I have two professional mentors with the seminary's mentorship program that I am required to meet with weekly as well as a professor led, peer group on campus that I am also required to meet with weekly. While in theory I love this and feel that it will be a great tool in moving forward personally and professionally in life, I am struggling deeply with how to have/keep the boundaried God has spent the last six or so years teaching me how to have. It is the expectation of the seminary that I will share deeply with these people and grow through the experience (which I do think can happen) and so far (for the most part) they are proving to be people who are/will be worthy of trust. The trouble I'm having is the speed with which I'm feeling I should 'get into stuff' with these groups. I have sort of rediscovered that it does take me a while to warm up to people to the point where I'm willing to share the deeper parts of my inner world. (Of course, as some of you know, once you get into that you can't shut me up!) It's a bit of a shock for me as I haven't been so 'rawly' new to a place since my freshman year in undergrad. So I think that's part of the culture shock here for me, too.

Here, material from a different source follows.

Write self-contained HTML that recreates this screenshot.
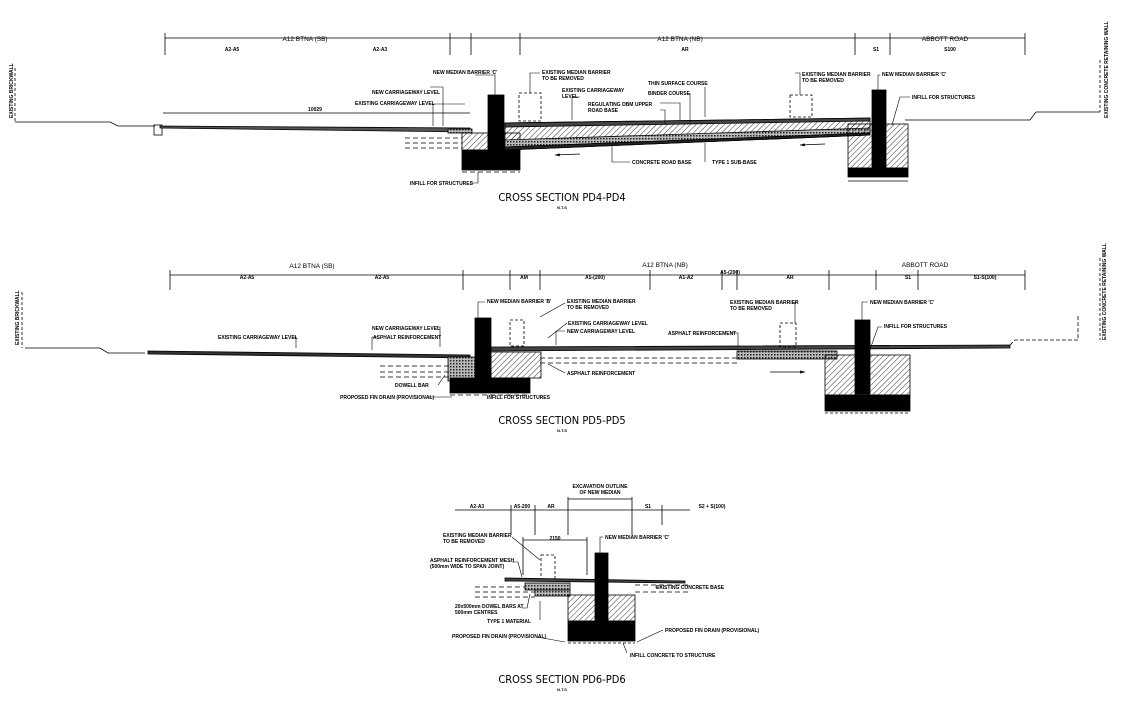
<!DOCTYPE html>
<html><head><meta charset="utf-8"><style>
html,body{margin:0;padding:0;background:#fff;}
svg{display:block}
text{font-family:"Liberation Sans",sans-serif;fill:#000}
.s{font-size:5px;font-weight:bold}
.m{font-size:6.5px}
.t{font-size:11px;font-family:"DejaVu Sans Condensed","Liberation Sans Narrow","Liberation Sans",sans-serif}
</style></head><body>
<svg width="1144" height="701" viewBox="0 0 1144 701" xmlns="http://www.w3.org/2000/svg">
<defs>
<pattern id="h" width="4" height="4" patternUnits="userSpaceOnUse" patternTransform="rotate(45)"><line x1="0" y1="0" x2="0" y2="4" stroke="#000" stroke-width="0.8"/></pattern>
<pattern id="d" width="3" height="3" patternUnits="userSpaceOnUse"><rect width="3" height="3" fill="#bbb"/><rect width="1.5" height="1.5" fill="#222"/></pattern>
<marker id="ar" markerWidth="6" markerHeight="4" refX="6" refY="2" orient="auto"><path d="M0 0 L6 2 L0 4 Z" fill="#000"/></marker>
</defs>
<g stroke="#000" fill="none" stroke-width="0.8">
<!-- ===== SECTION 1 ===== -->
<line x1="165" y1="38" x2="1025" y2="38"/>
<g><line x1="165" y1="33" x2="165" y2="55"/><line x1="450" y1="33" x2="450" y2="55"/><line x1="471" y1="33" x2="471" y2="55"/><line x1="520" y1="33" x2="520" y2="55"/><line x1="855" y1="33" x2="855" y2="55"/><line x1="890" y1="33" x2="890" y2="55"/><line x1="1025" y1="33" x2="1025" y2="55"/></g>
<line x1="15" y1="68" x2="15" y2="122" stroke-dasharray="3,2"/>
<path d="M15 122 L110 122 L118 126 L155 126"/>
<rect x="154" y="125" width="8" height="10"/>
<line x1="163" y1="113" x2="470" y2="113"/>
<path d="M160 126 L470 128 L470 132 L160 128 Z" fill="#555"/>
<rect x="448" y="129" width="24" height="4" fill="url(#d)"/>
<rect x="488" y="95" width="16" height="74" fill="#000"/>
<rect x="462" y="150" width="58" height="20" fill="#000"/>
<rect x="462" y="133" width="26" height="17" fill="url(#h)"/>
<rect x="504" y="133" width="16" height="17" fill="url(#h)"/>
<g stroke-dasharray="5,3"><line x1="405" y1="138" x2="462" y2="138"/><line x1="405" y1="143" x2="462" y2="143"/><line x1="405" y1="148" x2="462" y2="148"/><line x1="462" y1="172" x2="520" y2="172"/></g>
<rect x="519" y="93" width="22" height="28" stroke-dasharray="3,2"/>
<path d="M505 123 L870 118 L870 135 L505 150 Z" fill="url(#h)"/>
<path d="M505 123 L870 118 L870 121 L505 127 Z" fill="#444"/>
<path d="M505 140 L870 128 L870 133 L505 147 Z" fill="url(#d)"/>
<path d="M505 147 L870 133 L870 135 L505 150 Z" fill="#222"/>
<rect x="790" y="95" width="22" height="22" stroke-dasharray="3,2"/>
<rect x="872" y="90" width="14" height="80" fill="#000"/>
<rect x="848" y="124" width="60" height="44" fill="url(#h)"/>
<rect x="848" y="168" width="60" height="9" fill="#000"/>
<line x1="848" y1="181" x2="908" y2="181"/>
<path d="M905 120 L1030 120 L1036 112 L1100 112"/>
<line x1="1100" y1="60" x2="1100" y2="112" stroke-dasharray="3,2"/>
<line x1="580" y1="154" x2="555" y2="155" marker-end="url(#ar)"/><line x1="825" y1="144" x2="800" y2="145" marker-end="url(#ar)"/>
<g stroke-width="0.6"><path d="M475 75 L495 75 L495 95"/><path d="M540 73 L530 73 L530 93"/><path d="M580 97 L572 97 L572 120"/><path d="M660 110 L665 110 L665 125"/><path d="M660 103 L680 103 L680 120"/><path d="M705 87 L705 117"/><path d="M690 93 L690 122"/><path d="M630 162 L612 162 L612 145"/><path d="M705 162 L705 143"/><path d="M795 73 L800 73 L800 95"/><path d="M880 75 L878 75 L878 90"/><path d="M910 97 L900 97 L892 125"/><path d="M470 183 L478 183 L478 172"/><path d="M430 87 L443 87 L443 126"/><path d="M465 104 L433 104 L433 126"/></g>

<!-- ===== SECTION 2 ===== -->
<line x1="170" y1="275" x2="1025" y2="275"/>
<g><line x1="170" y1="270" x2="170" y2="290"/><line x1="463" y1="270" x2="463" y2="290"/><line x1="510" y1="270" x2="510" y2="290"/><line x1="540" y1="270" x2="540" y2="290"/><line x1="650" y1="270" x2="650" y2="290"/><line x1="722" y1="270" x2="722" y2="290"/><line x1="737" y1="270" x2="737" y2="290"/><line x1="829" y1="270" x2="829" y2="290"/><line x1="876" y1="270" x2="876" y2="290"/><line x1="918" y1="270" x2="918" y2="290"/><line x1="1025" y1="270" x2="1025" y2="290"/></g>
<line x1="22" y1="292" x2="22" y2="348" stroke-dasharray="3,2"/>
<path d="M25 348 L100 348 L108 353 L145 353"/>
<path d="M148 351 L470 355 L470 358 L148 354 Z" fill="#333"/>
<rect x="448" y="357" width="30" height="24" fill="url(#d)"/>
<rect x="475" y="318" width="16" height="74" fill="#000"/>
<rect x="450" y="378" width="80" height="15" fill="#000"/>
<rect x="491" y="352" width="50" height="26" fill="url(#h)"/>
<rect x="510" y="320" width="14" height="26" stroke-dasharray="3,2"/>
<g stroke-dasharray="5,3"><line x1="380" y1="366" x2="450" y2="366"/><line x1="380" y1="372" x2="450" y2="372"/><line x1="380" y1="377" x2="450" y2="377"/><line x1="450" y1="395" x2="530" y2="395"/><line x1="540" y1="358" x2="740" y2="358"/><line x1="540" y1="363" x2="740" y2="363"/></g>
<path d="M491 347 L1010 345 L1010 348 L491 351 Z" fill="#444"/>
<rect x="737" y="351" width="100" height="8" fill="url(#d)"/>
<rect x="780" y="323" width="16" height="24" stroke-dasharray="3,2"/>
<rect x="855" y="320" width="15" height="74" fill="#000"/>
<rect x="825" y="355" width="85" height="40" fill="url(#h)"/>
<rect x="825" y="395" width="85" height="16" fill="#000"/>
<line x1="825" y1="413" x2="910" y2="413" stroke-dasharray="3,2"/>
<path d="M1010 345 L1015 340 L1078 340 L1078 315" stroke-dasharray="4,2"/>
<line x1="1100" y1="258" x2="1100" y2="340" stroke-dasharray="3,2"/>
<line x1="770" y1="372" x2="805" y2="372" marker-end="url(#ar)"/>
<g stroke-width="0.6"><path d="M485 302 L478 302 L478 318"/><path d="M565 303 L540 317"/><path d="M567 323 L548 338"/><path d="M565 331 L556 331 L556 345"/><path d="M292 337 L296 337 L296 348"/><path d="M436 327 L440 327 L440 347"/><path d="M378 337 L372 337 L372 350"/><path d="M565 373 L548 364"/><path d="M485 392 L515 380"/><path d="M438 385 L445 375"/><path d="M428 397 L452 397"/><path d="M797 302 L795 302 L795 323"/><path d="M730 333 L738 333 L738 346"/><path d="M868 302 L862 302 L862 320"/><path d="M882 327 L878 327 L868 355"/></g>

<!-- ===== SECTION 3 ===== -->
<line x1="455" y1="510" x2="690" y2="510"/>
<g><line x1="511" y1="505" x2="511" y2="535"/><line x1="535" y1="505" x2="535" y2="535"/><line x1="568" y1="497" x2="568" y2="535"/><line x1="632" y1="497" x2="632" y2="535"/><line x1="662" y1="505" x2="662" y2="525"/></g>
<line x1="568" y1="499" x2="632" y2="499"/>
<line x1="523" y1="540" x2="587" y2="540"/><line x1="523" y1="537" x2="523" y2="575"/><line x1="587" y1="537" x2="587" y2="575"/>
<rect x="541" y="555" width="14" height="24" stroke-dasharray="3,2"/>
<path d="M505 578 L685 581 L685 583 L505 581 Z" fill="#444"/>
<rect x="525" y="583" width="45" height="7" fill="url(#d)"/>
<rect x="535" y="590" width="35" height="6" fill="url(#d)"/>
<rect x="595" y="553" width="13" height="87" fill="#000"/>
<rect x="568" y="595" width="67" height="26" fill="url(#h)"/>
<rect x="568" y="621" width="67" height="20" fill="#000"/>
<line x1="568" y1="643" x2="635" y2="643" stroke-dasharray="3,2"/>
<g stroke-dasharray="5,3"><line x1="475" y1="587" x2="525" y2="587"/><line x1="475" y1="592" x2="535" y2="592"/><line x1="475" y1="597" x2="535" y2="597"/><line x1="635" y1="585" x2="690" y2="585"/><line x1="635" y1="592" x2="690" y2="592"/></g>
<g stroke-width="0.6"><path d="M512 537 L540 560"/><path d="M512 562 L518 562 L522 577"/><path d="M522 608 L527 608 L530 594"/><path d="M540 620 L540 601"/><path d="M537 637 L565 642"/><path d="M663 630 L637 642"/><path d="M627 653 L623 643"/><path d="M603 537 L600 537 L600 553"/><path d="M662 587 L655 587"/></g>
</g>

<!-- TEXT section 1 -->
<g class="m"><text x="305" y="41" text-anchor="middle">A12 BTNA (SB)</text><text x="680" y="41" text-anchor="middle">A12 BTNA (NB)</text><text x="945" y="41" text-anchor="middle">ABBOTT ROAD</text></g>
<g class="s"><text x="232" y="51" text-anchor="middle">A2-A5</text><text x="380" y="51" text-anchor="middle">A2-A3</text><text x="685" y="51" text-anchor="middle">AR</text><text x="876" y="51" text-anchor="middle">S1</text><text x="950" y="51" text-anchor="middle">S100</text>
<text x="315" y="111" text-anchor="middle">10029</text>
<text x="433" y="74">NEW MEDIAN BARRIER 'C'</text>
<text x="542" y="74">EXISTING MEDIAN BARRIER</text><text x="542" y="80">TO BE REMOVED</text>
<text x="562" y="92">EXISTING CARRIAGEWAY</text><text x="562" y="98">LEVEL</text>
<text x="648" y="85">THIN SURFACE COURSE</text><text x="648" y="95">BINDER COURSE</text>
<text x="588" y="106">REGULATING DBM UPPER</text><text x="588" y="112">ROAD BASE</text>
<text x="632" y="164">CONCRETE ROAD BASE</text><text x="712" y="164">TYPE 1 SUB-BASE</text>
<text x="372" y="94">NEW CARRIAGEWAY LEVEL</text><text x="355" y="105">EXISTING CARRIAGEWAY LEVEL</text>
<text x="410" y="185">INFILL FOR STRUCTURES</text>
<text x="802" y="76">EXISTING MEDIAN BARRIER</text><text x="802" y="82">TO BE REMOVED</text>
<text x="882" y="76">NEW MEDIAN BARRIER 'C'</text><text x="912" y="99">INFILL FOR STRUCTURES</text></g>
<text class="t" x="562" y="201" text-anchor="middle">CROSS SECTION PD4-PD4</text>
<text class="s" x="562" y="209" text-anchor="middle" style="font-size:4px">N.T.S</text>
<text class="s" transform="translate(13,118) rotate(-90)">EXISTING BRICKWALL</text>
<text class="s" transform="translate(1108,118) rotate(-90)">EXISTING CONCRETE RETAINING WALL</text>

<!-- TEXT section 2 -->
<g class="m"><text x="312" y="268" text-anchor="middle">A12 BTNA (SB)</text><text x="665" y="267" text-anchor="middle">A12 BTNA (NB)</text><text x="925" y="267" text-anchor="middle">ABBOTT ROAD</text></g>
<g class="s"><text x="247" y="279" text-anchor="middle">A2-A5</text><text x="382" y="279" text-anchor="middle">A2-A5</text><text x="524" y="279" text-anchor="middle">AM</text><text x="595" y="279" text-anchor="middle">A5-(200)</text><text x="686" y="279" text-anchor="middle">A1-A2</text><text x="730" y="274" text-anchor="middle">A5-(200)</text><text x="790" y="279" text-anchor="middle">AR</text><text x="908" y="279" text-anchor="middle">S1</text><text x="985" y="279" text-anchor="middle">S1-S(100)</text>
<text x="487" y="303">NEW MEDIAN BARRIER 'B'</text><text x="567" y="303">EXISTING MEDIAN BARRIER</text><text x="567" y="309">TO BE REMOVED</text>
<text x="568" y="325">EXISTING CARRIAGEWAY LEVEL</text><text x="567" y="333">NEW CARRIAGEWAY LEVEL</text>
<text x="218" y="339">EXISTING CARRIAGEWAY LEVEL</text><text x="372" y="330">NEW CARRIAGEWAY LEVEL</text><text x="373" y="339">ASPHALT REINFORCEMENT</text>
<text x="567" y="375">ASPHALT REINFORCEMENT</text><text x="395" y="387">DOWELL BAR</text><text x="340" y="399">PROPOSED FIN DRAIN (PROVISIONAL)</text><text x="487" y="399">INFILL FOR STRUCTURES</text>
<text x="730" y="304">EXISTING MEDIAN BARRIER</text><text x="730" y="310">TO BE REMOVED</text><text x="668" y="335">ASPHALT REINFORCEMENT</text>
<text x="870" y="304">NEW MEDIAN BARRIER 'C'</text><text x="884" y="328">INFILL FOR STRUCTURES</text></g>
<text class="t" x="562" y="424" text-anchor="middle">CROSS SECTION PD5-PD5</text>
<text class="s" x="562" y="432" text-anchor="middle" style="font-size:4px">N.T.S</text>
<text class="s" transform="translate(19,345) rotate(-90)">EXISTING BRICKWALL</text>
<text class="s" transform="translate(1106,340) rotate(-90)">EXISTING CONCRETE RETAINING WALL</text>

<!-- TEXT section 3 -->
<g class="s"><text x="600" y="488" text-anchor="middle">EXCAVATION OUTLINE</text><text x="600" y="494" text-anchor="middle">OF NEW MEDIAN</text>
<text x="477" y="508" text-anchor="middle">A2-A3</text><text x="522" y="508" text-anchor="middle">A5-200</text><text x="551" y="508" text-anchor="middle">AR</text><text x="648" y="508" text-anchor="middle">S1</text><text x="712" y="508" text-anchor="middle">S2 + S(100)</text>
<text x="555" y="540" text-anchor="middle">2150</text>
<text x="443" y="537">EXISTING MEDIAN BARRIER</text><text x="443" y="543">TO BE REMOVED</text>
<text x="605" y="539">NEW MEDIAN BARRIER 'C'</text>
<text x="430" y="562">ASPHALT REINFORCEMENT MESH</text><text x="430" y="568">(500mm WIDE TO SPAN JOINT)</text>
<text x="656" y="589">EXISTING CONCRETE BASE</text>
<text x="455" y="608">20x500mm DOWEL BARS AT</text><text x="455" y="614">500mm CENTRES</text>
<text x="487" y="623">TYPE 1 MATERIAL</text><text x="452" y="638">PROPOSED FIN DRAIN (PROVISIONAL)</text>
<text x="665" y="632">PROPOSED FIN DRAIN (PROVISIONAL)</text><text x="630" y="657">INFILL CONCRETE TO STRUCTURE</text></g>
<text class="t" x="562" y="683" text-anchor="middle">CROSS SECTION PD6-PD6</text>
<text class="s" x="562" y="691" text-anchor="middle" style="font-size:4px">N.T.S</text>
</svg>
</body></html>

God has not left me without resources, however. In addition to the wisdom, grace and love he has poured out on me, he has also given me two folks (in addition to a few others I am still getting to know) who are quickly becoming very close friends:
Josh and Nancee. Josh is a early twenty-something fellow MDiver who is married and lives in Boulder. He's very 'New Englandy' in spite of never having been there - I think he'd fit well in Boston. He's into literature/poetry and sarcasm. Nancee is a married, mid forty-something, occasional women's pastor, Counseling/Chaplaincy major. She came up to me last semester and said, "Hey, I always see you running around. I want you to stop and be by friend. (!)" - I thought that was both hysterical and direct enough for me to be intrigued. They are quickly becoming points of prayer, encouragement and listening ears in my life.
The Lord is opening some very cool, but scary doors for me in military ministry. I recently made a contact with a Army Chaplain Major in the reserves. We had a great conversation and I have hopes that he will be an informal mentor in helping me bridge the gap into the military world. He is trying to help me get assigned to a unit starting next month. I'm thinking it will be a sort of informal internship sort of thing. The other cool, semi-scary thing the Lord has opened up for me is the chance to play with a worship team on Buckley AFB - I started last week and had a great time (the drummer is as 'rhythmically flexible' as I am!)
I guess the last thing on my mind this month is that I got my first uniform yesterday. It's the new pattern - grey/sandy, digital patterned. This is probably the thing that has made this whole Army thing feel the most real so far. It was a monumentous thing to me. I found myself praying on the way home that the Lord would give me strength, grace and wisdom for the time when there is blood on this uniform (my own or someone else's). Perhaps it's a bit melodramatic (I know I can be), but it was what came to mind. It doesn't diminish my desire to do this job; just feeling some of the possible weight of it.
Prayer requests:
- Emotional stability in all areas of my life! (I've had enough drama for this semester!!) Pray too that I would start handling the many new people and roles in my life with greater flexibility and love and less fear.
- Help and wisdom in relating to one of my mentors (long, complex, dramatic story you're better off not hearing)
- Motivation/time/energy to complete assignments due this month
- strength to keep up my running regimen
Praise:
- For new good friends
- For one mentor who really 'gets' me and is a good mentor/friend to me
- For conflict resolution with the other mentor (we worked some stuff out really well)
- Fred (my truck) is holding up well!
Two Announcements:
- My friend and brother in the Lord, Bill Kinneman went to be with the Lord this week. He always prayed for me and responded with encouragement and joy to anything I wrote him. I will miss him. I thought I'd pass this along as some of you may know him or his family but not yet have heard. Please pray for Barbara (his wife) and their grown children and grandchildren.
- My Friend Irene Eng Wong and her husband Will just had their first munchkin Caroline this past Tuesday the 21st!! Will reports that Irene needed a C section, but that mother and baby are doing well; they went home today. I spoke with her briefly and she sounded good!